YOUR GOAL: Without the pictures, copy all the entries below exactly.

··· TASK DATA

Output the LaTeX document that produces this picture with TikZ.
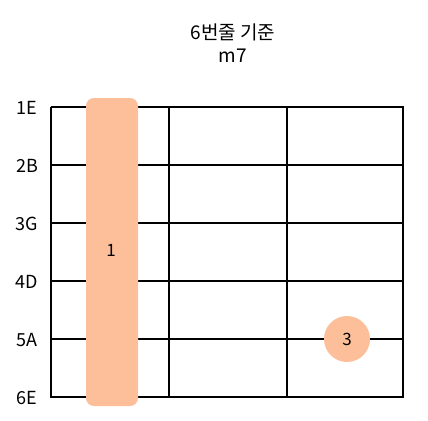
\documentclass[tikz,border=0pt]{standalone}
\usepackage{fontspec}
\setmainfont{Noto Sans CJK KR}
\definecolor{fingercol}{RGB}{252,191,154}
\begin{document}
\begin{tikzpicture}[x=1pt, y=-1pt, font=\fontsize{18}{21}\selectfont]
    \useasboundingbox (0, 0) rectangle (428, 420);
    \node[font=\fontsize{19}{22}\selectfont] (title) at (233, 32) {6번줄 기준};
    \node[font=\fontsize{19}{22}\selectfont] (chord) at (233, 56) {m7};
    \draw[line width=2pt] (51, 107) -- (51, 397) -- (403, 397) -- (403, 107) -- (51, 107);
    \draw[line width=2pt] (51, 165) -- (403, 165);
    \draw[line width=2pt] (51, 223) -- (403, 223);
    \draw[line width=2pt] (51, 281) -- (403, 281);
    \draw[line width=2pt] (51, 339) -- (403, 339);
    \draw[line width=2pt] (169, 107) -- (169, 397);
    \draw[line width=2pt] (287, 107) -- (287, 397);
    \fill[fingercol, rounded corners=8pt] (86, 98) rectangle (138, 406);
    \node[font=\fontsize{17}{20}\selectfont] (barre) at (111, 250) {1};
    \node[circle, fill=fingercol, minimum size=46pt, inner sep=0pt, font=\fontsize{17}{20}\selectfont] (third) at (347, 339) {3};
    \node (s1) at (27, 108) {1E};
    \node (s2) at (27, 166) {2B};
    \node (s3) at (27, 224) {3G};
    \node (s4) at (27, 282) {4D};
    \node (s5) at (27, 340) {5A};
    \node (s6) at (27, 398) {6E};
\end{tikzpicture}
\end{document}
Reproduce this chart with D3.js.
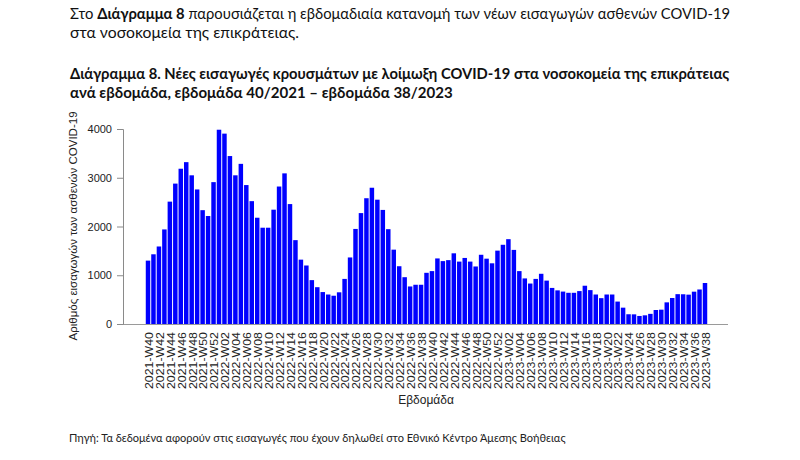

······

WORKED ANSWER:
Output the LaTeX document that produces this picture with TikZ.
\documentclass[tikz,border=0pt]{standalone}
\usepackage{fontspec}
\setmainfont{Noto Sans CJK KR}
\definecolor{fingercol}{RGB}{252,191,154}
\begin{document}
\begin{tikzpicture}[x=1pt, y=-1pt, font=\fontsize{18}{21}\selectfont]
    \useasboundingbox (0, 0) rectangle (428, 420);
    \node[font=\fontsize{19}{22}\selectfont] (title) at (233, 32) {6번줄 기준};
    \node[font=\fontsize{19}{22}\selectfont] (chord) at (233, 56) {m7};
    \draw[line width=2pt] (51, 107) -- (51, 397) -- (403, 397) -- (403, 107) -- (51, 107);
    \draw[line width=2pt] (51, 165) -- (403, 165);
    \draw[line width=2pt] (51, 223) -- (403, 223);
    \draw[line width=2pt] (51, 281) -- (403, 281);
    \draw[line width=2pt] (51, 339) -- (403, 339);
    \draw[line width=2pt] (169, 107) -- (169, 397);
    \draw[line width=2pt] (287, 107) -- (287, 397);
    \fill[fingercol, rounded corners=8pt] (86, 98) rectangle (138, 406);
    \node[font=\fontsize{17}{20}\selectfont] (barre) at (111, 250) {1};
    \node[circle, fill=fingercol, minimum size=46pt, inner sep=0pt, font=\fontsize{17}{20}\selectfont] (third) at (347, 339) {3};
    \node (s1) at (27, 108) {1E};
    \node (s2) at (27, 166) {2B};
    \node (s3) at (27, 224) {3G};
    \node (s4) at (27, 282) {4D};
    \node (s5) at (27, 340) {5A};
    \node (s6) at (27, 398) {6E};
\end{tikzpicture}
\end{document}
Reproduce this chart with D3.js.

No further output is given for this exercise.